Increasingly I’m coming around to Benn Stancil ‘s views on data (he seems to see the ability of data to drive value with some skepticism). I’m paraphrasing but in 2022 he said something to the effect of “businesses are all gambling, with data we have a very slightly better odds, but it’s still a gamble”. As in, data teams don’t make or break a businesses success. I’m a bit skeptical GenAI will change this dynamic. I can already see lots of companies marketing that the employ GenAI but is it done effectively or just to show they’re in the GenAI game. 

I think the proliferation of blog posts entitled “why I left data science” is telling (https://towardsdatascience.com/why-youll-quit-your-data-science-job-6079d407bbeb, https://ryxcommar.com/2022/11/27/goodbye-data-science/, https://nirantk.com/writing/why-i-quit-data-science/)

And to be clear I’m not having a career crisis 🙂 I’m just reflecting on my decade in the industry and all of the expectations those of us that started in the 2010s had. I still believe there is value in data to inform what decisions to make, I’m just a bit discouraged by the lack of orgs to figure this out still.

At the risk of sounding age-ist, I do have some hope that as a generation of data-savvy folks enter the C-suite, things may get better. I feel like the current generation has a mentality of “hey we’ve got a lot of data right, just sprinkle some ML on top of what we have and we’re off to the races, right?”

After re-reading it, I didn't mean for it to come off as that spicy. It was meant to be 30% venting and 70% honest reflection on the state of the industry. It got a suprising amount of private replies and actually led to a number of Zoom call conversations.

Here are some of the replies:

  • "Definitely not crazy! I'm constantly surprised and confused how many teams are struggling with the same challenges that we heard team leaders talking about in 2014, 2015 ... ten years ago?! I think data science / ML / AI are all in a weird place where the amount of hype around them creates so many new tools, job titles, opportunities -- and a lot of that is great! -- but many (most?) companies haven't really found structures / tools / processes that work for them."

  • "FWIW - I sorta relate, in that I largely transitioned away from DE and working as a backend engineer. Generally found it more rewarding to maintain core systems that make the product function. The challenges of ensuring large high traffic complex core services are reliable are generally more subtle and more varied than a typical “productionized sql” data pipeline. For data engineering, I sorta found the career paths were either transition to MLE, go into management, start a company, or maybe work in tooling. None of which particularly interest me at the moment, but to each their own!"

  • "You’re not crazy but any team beyond maintenance is a gamble"

  • "Maybe I've been lucky to work at organizations where I was part of a team building, maintaining, scaling and growing a core data engineering infrastructure that serves the need of a multitude of user groups, such as data scientists, business intelligence analysts, application developers, machine learning engineers.

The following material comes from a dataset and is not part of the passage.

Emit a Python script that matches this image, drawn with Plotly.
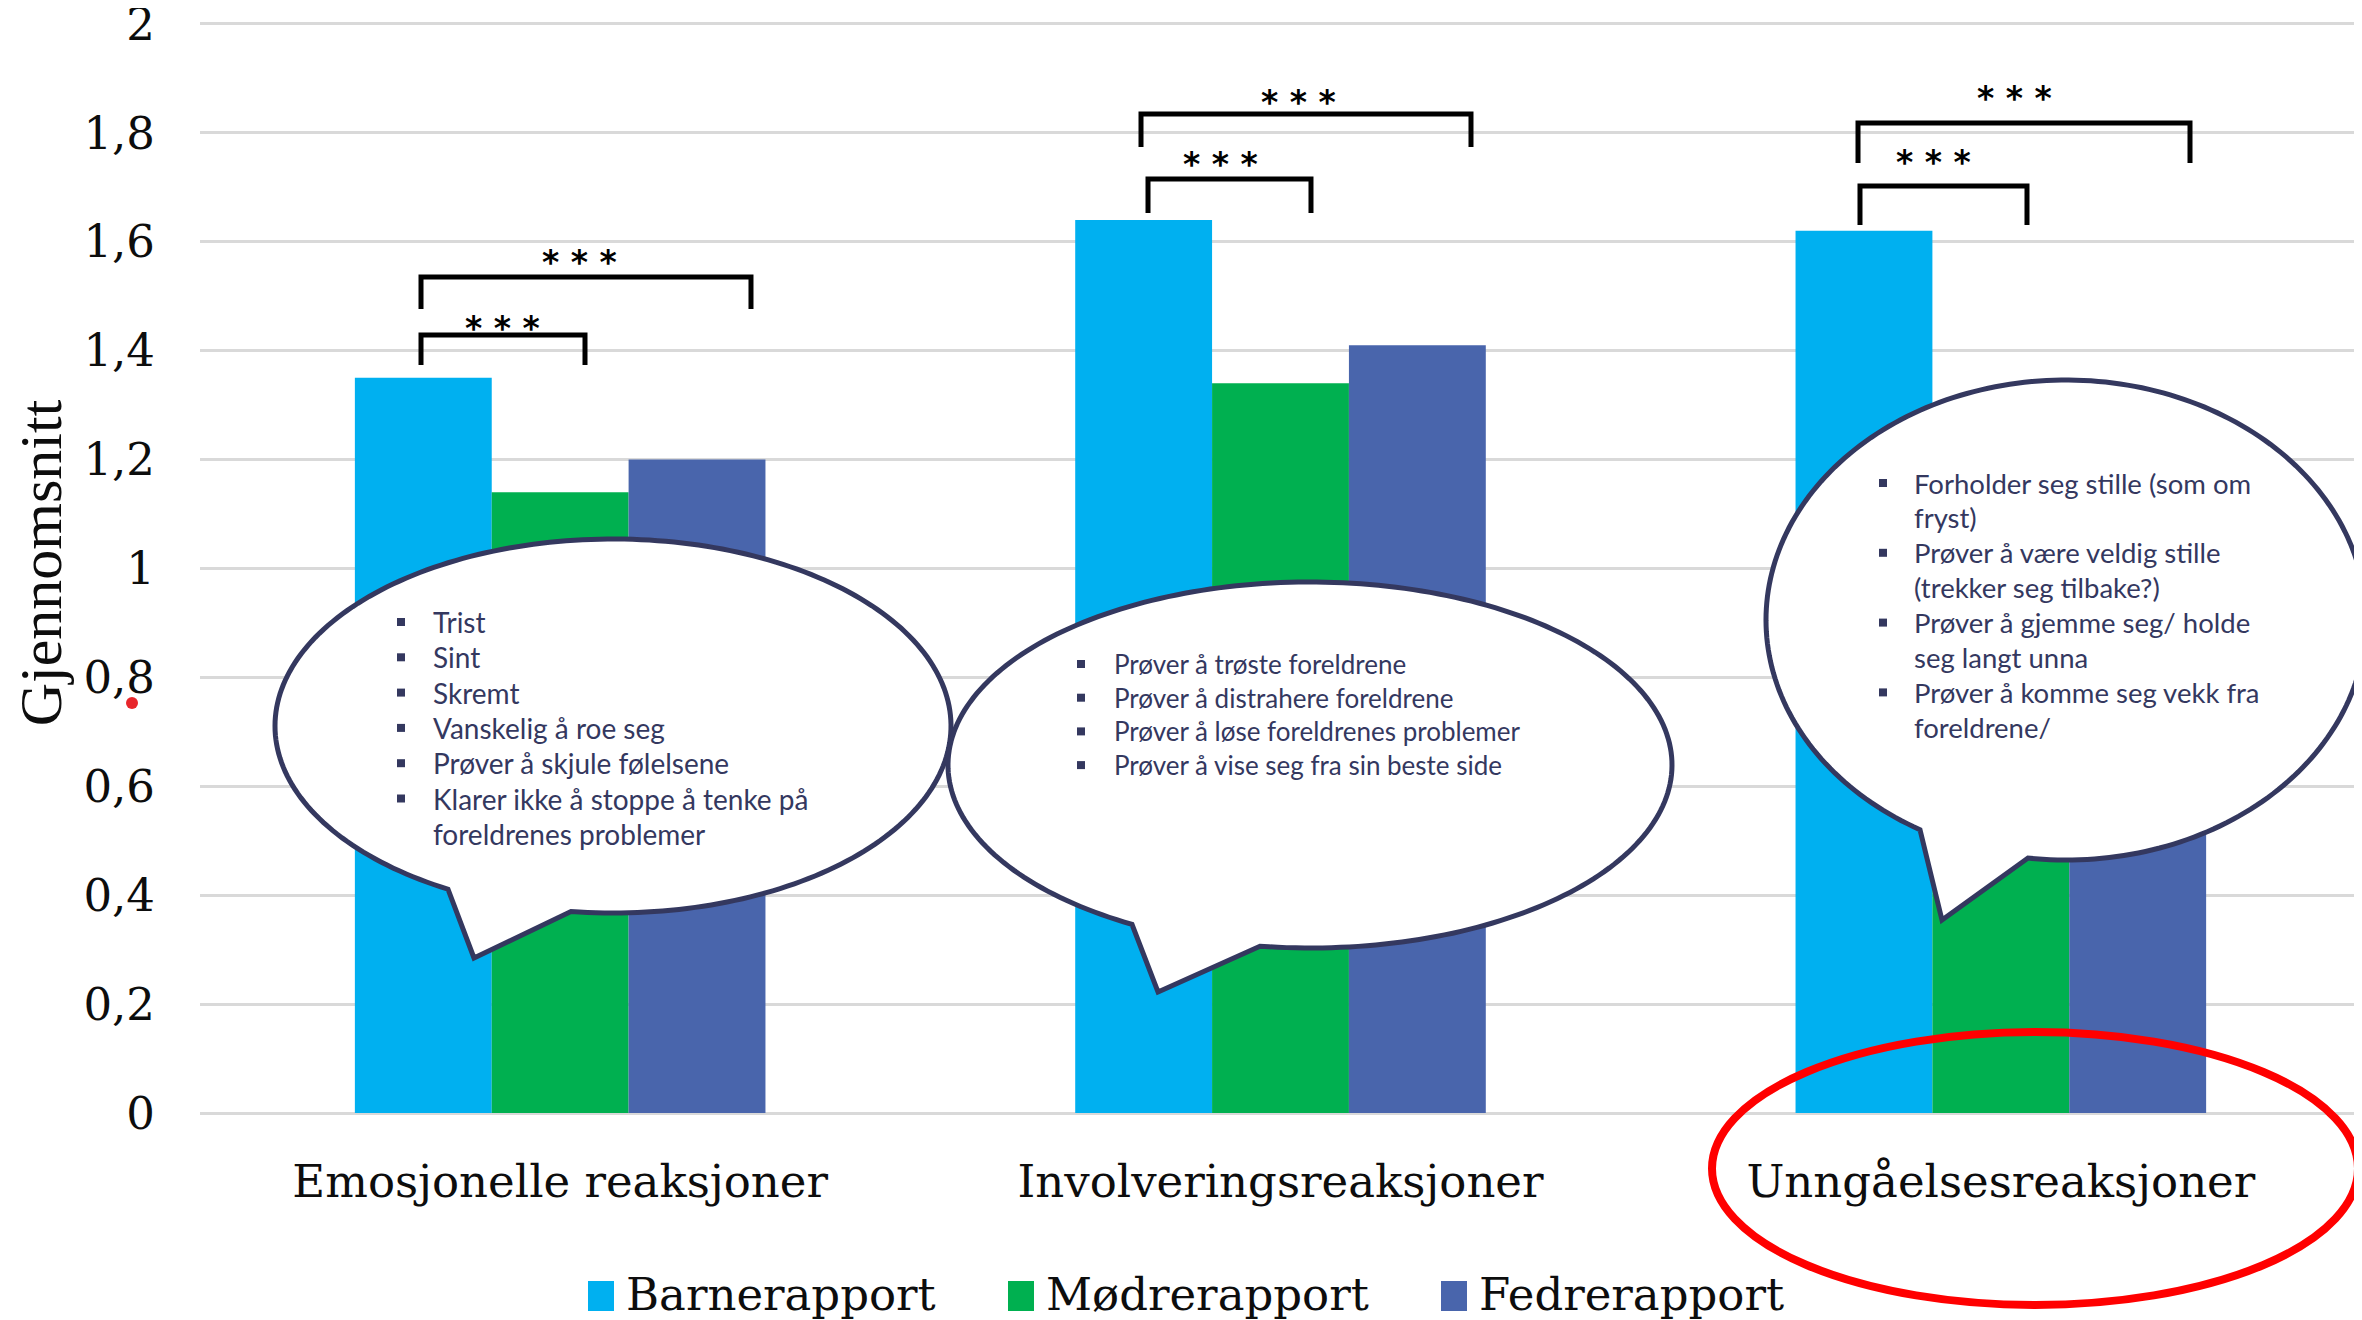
import numpy as np
import plotly.graph_objects as go

# --- data ---
categories = ["Emosjonelle reaksjoner", "Involveringsreaksjoner", "Unngåelsesreaksjoner"]
series_names = ["Barnerapport", "Mødrerapport", "Fedrerapport"]
barn = [1.35, 1.64, 1.62]
modre = [1.14, 1.34, 1.25]   # siste verdi skjules av boblen, anslått
fedre = [1.20, 1.41, 1.30]   # siste verdi skjules av boblen, anslått
colors = ["#00B0F0", "#00B050", "#4965AC"]

emo_items = [["Trist"], ["Sint"], ["Skremt"], ["Vanskelig å roe seg"],
             ["Prøver å skjule følelsene"],
             ["Klarer ikke å stoppe å tenke på", "foreldrenes problemer"]]
inv_items = [["Prøver å trøste foreldrene"], ["Prøver å distrahere foreldrene"],
             ["Prøver å løse foreldrenes problemer"], ["Prøver å vise seg fra sin beste side"]]
unn_items = [["Forholder seg stille (som om", "fryst)"],
             ["Prøver å være veldig stille", "(trekker seg tilbake?)"],
             ["Prøver å gjemme seg/ holde", "seg langt unna"],
             ["Prøver å komme seg vekk fra", "foreldrene/"]]

# --- canvas geometry (pixels, målt i referansebildet) ---
OFF = 8                      # standardmarg i <body>
Y_MAX = 2.02
W, H = 2362 - OFF, 1320 - OFF
L, R, T, B = 200 - OFF, 1, 5, 207
PW, PH = W - L - R, H - T - B


def px(x, y):
    """referansepiksel -> paper"""
    return (x - OFF - L) / PW, (H - B - (y - OFF)) / PH


NAVY = "#34385F"
TEXT_FONT = "Lato, Roboto, sans-serif"

fig = go.Figure()
for name, vals, col in zip(series_names, [barn, modre, fedre], colors):
    fig.add_trace(go.Bar(x=categories, y=vals, name=name, marker_color=col,
                         marker_line_width=0, hoverinfo="x+y+name"))

shapes = []
annotations = []

# signifikans-klammer: (venstre x, høyre x, topp y, bunn y, stjerne x, stjerne y)
brackets = [
    (421, 585, 335, 365, 502, 323), (421, 751, 277, 309, 579, 257),
    (1148, 1311, 179, 213, 1220, 159), (1141, 1471, 114, 147, 1298, 97),
    (1860, 2027, 186, 225, 1933, 157), (1858, 2190, 123, 163, 2014, 93),
]
for x1, x2, yt, yb, sx, sy in brackets:
    pts = [px(x1, yb), px(x1, yt), px(x2, yt), px(x2, yb)]
    path = "M" + " L".join(f"{a:.5f},{b:.5f}" for a, b in pts)
    shapes.append(dict(type="path", xref="paper", yref="paper", path=path,
                       line=dict(color="black", width=5), layer="above"))
    ax, ay = px(sx, sy - 16)
    annotations.append(dict(x=ax, y=ay, xref="paper", yref="paper", text="<b>* * *</b>",
                            xanchor="center", yanchor="top", showarrow=False,
                            font=dict(family="DejaVu Sans", size=33, color="black")))

# snakkebobler
bubbles = [
    dict(cx=613, cy=726, rx=338, ry=187, jl=448, jr=571, tip=(474, 958),
         tx=431, bx=401, y0=622, step=35.3, size=28, items=emo_items),
    dict(cx=1310, cy=765, rx=362, ry=183, jl=1132, jr=1260, tip=(1158, 992),
         tx=1112, bx=1081, y0=664, step=33.7, size=26, items=inv_items),
    dict(cx=2066, cy=620, rx=300, ry=240, jl=1920, jr=2028, tip=(1942, 920),
         tx=1912, bx=1883, y0=483, step=34.9, size=27.5, items=unn_items),
]
for b in bubbles:
    tl = np.arccos((b["jl"] - b["cx"]) / b["rx"])
    tr = np.arccos((b["jr"] - b["cx"]) / b["rx"])
    ts = np.linspace(tr, tl - 2 * np.pi, 240)
    pts = [px(*b["tip"])] + [px(b["cx"] + b["rx"] * np.cos(t), b["cy"] + b["ry"] * np.sin(t)) for t in ts]
    path = "M" + " L".join(f"{a:.5f},{c:.5f}" for a, c in pts) + " Z"
    shapes.append(dict(type="path", xref="paper", yref="paper", path=path,
                       fillcolor="white", line=dict(color=NAVY, width=5), layer="above"))
    i = 0
    for item in b["items"]:
        y = b["y0"] + i * b["step"]
        qx0, qy0 = px(b["bx"] - 4, y - 4)
        qx1, qy1 = px(b["bx"] + 4, y + 4)
        shapes.append(dict(type="rect", xref="paper", yref="paper", x0=qx0, y0=qy0, x1=qx1, y1=qy1,
                           fillcolor=NAVY, line_width=0, layer="above"))
        for line in item:
            ax, ay = px(b["tx"], b["y0"] + i * b["step"])
            annotations.append(dict(x=ax, y=ay, xref="paper", yref="paper", text=line,
                                    xanchor="left", yanchor="middle", showarrow=False,
                                    font=dict(family=TEXT_FONT, size=b["size"], color=NAVY)))
            i += 1

# rød ring rundt siste kategori
ex0, ey0 = px(1712, 1305)
ex1, ey1 = px(2358, 1032)
shapes.append(dict(type="circle", xref="paper", yref="paper", x0=ex0, y0=ey0, x1=ex1, y1=ey1,
                   line=dict(color="#FF0000", width=8), layer="above"))
# liten rød prikk ved 0,8
dx0, dy0 = px(126, 709)
dx1, dy1 = px(138, 697)
shapes.append(dict(type="circle", xref="paper", yref="paper", x0=dx0, y0=dy0, x1=dx1, y1=dy1,
                   fillcolor="#E8262B", line_width=0, layer="above"))

# egen legende med store fargeblokker
legend_x = [588, 1008, 1441]
for name, col, lx in zip(series_names, colors, legend_x):
    sx0, sy0 = px(lx, 1311)
    sx1, sy1 = px(lx + 26, 1281)
    shapes.append(dict(type="rect", xref="paper", yref="paper", x0=sx0, y0=sy0, x1=sx1, y1=sy1,
                       fillcolor=col, line_width=0))
    ax, ay = px(lx + 36, 1294)
    annotations.append(dict(x=ax, y=ay, xref="paper", yref="paper", text=name, xanchor="left",
                            yanchor="middle", showarrow=False,
                            font=dict(family="DejaVu Serif", size=45, color="#0D0D0D")))

fig.update_layout(
    width=W, height=H,
    margin=dict(l=L, r=R, t=T, b=B, autoexpand=False),
    paper_bgcolor="white", plot_bgcolor="white",
    barmode="group", bargap=0.43, bargroupgap=0,
    showlegend=False, separators=",.",
    font=dict(family="DejaVu Serif", size=45, color="#0D0D0D"),
    shapes=shapes, annotations=annotations,
)
fig.update_xaxes(showgrid=False, showline=False, ticks="", ticklabelstandoff=38, automargin=False,
                 tickfont=dict(family="DejaVu Serif", size=45, color="#0D0D0D"))
fig.update_yaxes(range=[0, Y_MAX], tick0=0, dtick=0.2, showgrid=True, gridcolor="#D9D9D9", gridwidth=3,
                 zeroline=True, zerolinecolor="#D9D9D9", zerolinewidth=3, ticks="",
                 ticklabeloverflow="allow", automargin=False,
                 ticklabelstandoff=44, tickfont=dict(family="DejaVu Serif", size=45, color="#0D0D0D"),
                 title=dict(text="Gjennomsnitt", standoff=24,
                            font=dict(family="Liberation Serif", size=60, color="#0D0D0D")))

fig.write_html("out.html")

The work has been a mix of building dbt models, integrating apis / ingesting new data sources, building software pipelines to train and predict ML models and a multitude of other things. I don't think the journey has been unique but maybe different from others on this thread."

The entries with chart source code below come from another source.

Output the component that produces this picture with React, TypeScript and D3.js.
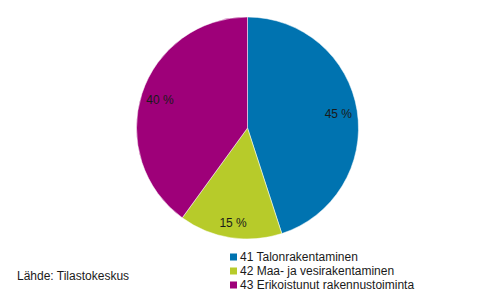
import React from "react";
import * as d3 from "d3";

const categories = ["41 Talonrakentaminen", "42 Maa- ja vesirakentaminen", "43 Erikoistunut rakennustoiminta"];
const values = [45, 15, 40];
const labels = ["45 %", "15 %", "40 %"];
const colors = ["#0073B0", "#B7CB2A", "#9E0079"];
const source = "Lähde: Tilastokeskus";

export default function App() {
  const W = 491, H = 302;
  const cx = 247.5, cy = 128, r = 111;
  const pie = d3.pie<number>().sort(null).value((d) => d)(values);
  const arc = d3.arc<d3.PieArcDatum<number>>().innerRadius(0).outerRadius(r);
  const labelArc = d3.arc<d3.PieArcDatum<number>>().innerRadius(92).outerRadius(92);
  const font = "'Liberation Sans', Arial, sans-serif";
  return (
    <svg width={W} height={H} style={{ position: "absolute", left: 0, top: 0, fontFamily: font }}>
      <rect width={W} height={H} fill="#fff" />
      <g transform={`translate(${cx},${cy})`}>
        {pie.map((p, i) => (
          <path key={i} d={arc(p) || ""} fill={colors[i]} stroke="#fff" strokeWidth={0.5} />
        ))}
        {pie.map((p, i) => {
          const [x, y] = labelArc.centroid(p);
          return (
            <text key={i} x={x} y={y + (i === 1 ? 4 : 0)} dy="0.35em" textAnchor="middle" fontSize={12} fill="#1a1a1a">
              {labels[i]}
            </text>
          );
        })}
      </g>
      <g>
        {categories.map((c, i) => (
          <g key={i} transform={`translate(230,${257 + i * 14})`}>
            <rect x={0} y={-3.5} width={7} height={7} fill={colors[i]} />
            <text x={10} y={0} dy="0.35em" fontSize={12} fill="#1a1a1a">{c}</text>
          </g>
        ))}
      </g>
      <text x={17} y={276} dy="0.35em" fontSize={12} fill="#1a1a1a">{source}</text>
    </svg>
  );
}
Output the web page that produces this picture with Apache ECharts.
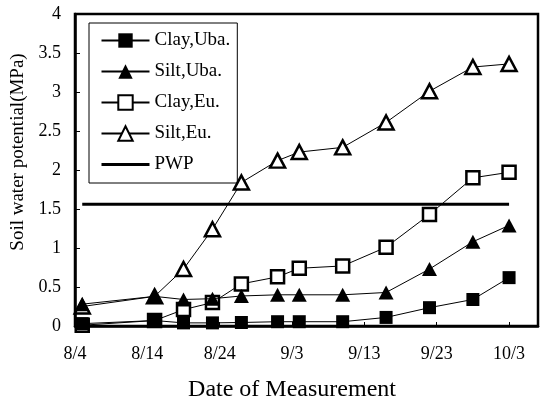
<!DOCTYPE html>
<html>
<head>
<meta charset="utf-8">
<script src="https://cdn.jsdelivr.net/npm/echarts@6/dist/echarts.min.js"></script>
<style>
html,body{margin:0;padding:0;background:#fff;}
#chart{width:541px;height:403px;}
</style>
</head>
<body>
<div id="chart"></div>
<script>
// ---- data ----
var startDate = '8/4';
var measureDates = ['8/5','8/15','8/19','8/23','8/27','9/1','9/4','9/10','9/16','9/22','9/28','10/3'];
var tickLabels = ['8/4','8/14','8/24','9/3','9/13','9/23','10/3'];
var clayUba = [0.03, 0.07, 0.04, 0.04, 0.045, 0.055, 0.055, 0.055, 0.11, 0.235, 0.34, 0.62];
var siltUba = [0.28, 0.38, 0.34, 0.35, 0.385, 0.40, 0.40, 0.40, 0.43, 0.73, 1.08, 1.29];
var clayEu  = [0.01, 0.07, 0.21, 0.30, 0.54, 0.63, 0.74, 0.77, 1.01, 1.43, 1.90, 1.97];
var siltEu  = [0.25, 0.38, 0.73, 1.24, 1.84, 2.12, 2.23, 2.29, 2.61, 3.01, 3.32, 3.36];
var pwpValue = 1.56;

// ---- helpers ----
function dayNum(s){
  var p = s.split('/');
  var a = startDate.split('/');
  return Math.round((Date.UTC(2000, +p[0]-1, +p[1]) - Date.UTC(2000, +a[0]-1, +a[1])) / 86400000);
}
var days = measureDates.map(dayNum);
function pairs(vals){ return vals.map(function(v,i){ return [days[i], v]; }); }

var FONT = '"Liberation Serif", "Times New Roman", serif';
var chart = echarts.init(document.getElementById('chart'), null, {renderer:'canvas'});

function lineSeries(name, vals, symbol, filled, z){
  return {
    name: name, type: 'line', data: pairs(vals),
    symbol: symbol, symbolSize: symbol === 'triangle' ? [15,14] : 13,
    z: z,
    lineStyle: {color:'#000', width:1},
    itemStyle: filled ? {color:'#000', borderColor:'#000', borderWidth:0}
                      : {color:'#fff', borderColor:'#000', borderWidth:2.5},
    emphasis: {disabled:true}
  };
}

chart.setOption({
  animation: false,
  backgroundColor: '#fff',
  grid: {left:75, right:3, top:14, bottom:77, show:true, borderColor:'#000', borderWidth:2.5, containLabel:false},
  legend: {
    orient: 'vertical', left: 89, top: 23,
    padding: [8, 7, 9, 11],
    borderColor: '#000', borderWidth: 1,
    itemWidth: 48, itemHeight: 18, itemGap: 12,
    selectedMode: false,
    textStyle: {fontFamily: FONT, fontSize: 19, color:'#000', lineHeight: 18},
    data: ['Clay,Uba.','Silt,Uba.','Clay,Eu.','Silt,Eu.',
           {name:'PWP', itemStyle:{opacity:0}, lineStyle:{width:3, color:'#000'}}]
  },
  xAxis: {
    type: 'value', min: 0, max: 64, interval: 10,
    axisLine: {show:true, lineStyle:{color:'#000', width:2.5}},
    axisTick: {show:true, inside:true, length:4, lineStyle:{color:'#000', width:1}},
    splitLine: {show:false},
    axisLabel: {
      margin: 19, fontFamily: FONT, fontSize: 18, color:'#000',
      formatter: function(v){ return (v % 10 === 0) ? (tickLabels[v/10] || '') : ''; }
    }
  },
  yAxis: {
    type: 'value', min: 0, max: 4, interval: 0.5,
    axisLine: {show:true, lineStyle:{color:'#000', width:2.5}},
    axisTick: {show:true, inside:true, length:5, lineStyle:{color:'#000', width:1}},
    splitLine: {show:false},
    axisLabel: {margin: 14, fontFamily: FONT, fontSize: 18, color:'#000'}
  },
  graphic: [
    {type:'text', x:292, y:390, style:{text:'Date of Measurement', font:'24px ' + FONT, fill:'#000', align:'center', verticalAlign:'middle'}},
    {type:'text', x:18, y:152, rotation: Math.PI/2, style:{text:'Soil water potential(MPa)', font:'19px ' + FONT, fill:'#000', align:'center', verticalAlign:'middle'}}
  ],
  series: [
    lineSeries('Clay,Uba.', clayUba, 'rect', true, 5),
    lineSeries('Silt,Uba.', siltUba, 'triangle', true, 5),
    lineSeries('Clay,Eu.', clayEu, 'rect', false, 3),
    lineSeries('Silt,Eu.', siltEu, 'triangle', false, 3),
    {
      name: 'PWP', type: 'line', symbol: 'none', z: 2,
      data: [[days[0], pwpValue], [days[days.length-1], pwpValue]],
      lineStyle: {color:'#000', width:3},
      itemStyle: {color:'#000'},
      emphasis: {disabled:true}
    }
  ]
});
</script>
</body>
</html>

Here's my attempt at bulleting out the key takeaways I learned from the phone call conversations:

  • Progress has been made, but it has occurred spottily.
  • Like a decade ago, there is still a percent of companies that excel at the data game, and a percent that doesn't. It's a minority that does. Maybe in 2015 it was (5%), perhaps now it's (10%).
  • There is a spectrum of companies where data and the data work is closer to the core of the business (to name some big names: LinkedIn, Spotify, Facebook, and Glassdoor have that data work at its very core), and there are other companies where the core of the business is something more traditional: Selling clothes, selling bank accounts, selling software for writing documents (yes, even companies selling software) and the data team/component is essentially an appendage / arm of the company. Data maturity is less import to companies of the latter category.
  • Classic ML has become less sexy than generative AI, but data engineering is as unsexy as it was a decade ago. And without a solid data engineering foundation, you cannot do BI, analytics, ML, or AI well.
  • Some interesting question to ask during a data job interview process if you want to suss out their degree of data maturity:
    • If your data team vanished tomorrow, how much would that impact the business (OBVIOUSLY you need to frame this in a gentle way). Maybe like "How is your world different without the presense of your team?"
    • How much data do you have and can you quantify it? Look for specificity in the answer (we've got petabytes of data in X, terabytes of Y, etc.)
    • What does your data team look like? How many other types of role X are there?
    • What impact have your existing models or dashboards had, specifically?
    • It is important to me that I make an impact in my work? If I were to step in tomorrow, would I be able to deploy something within a month that would be used?
    • Is your data team considered first-class citizens in the company?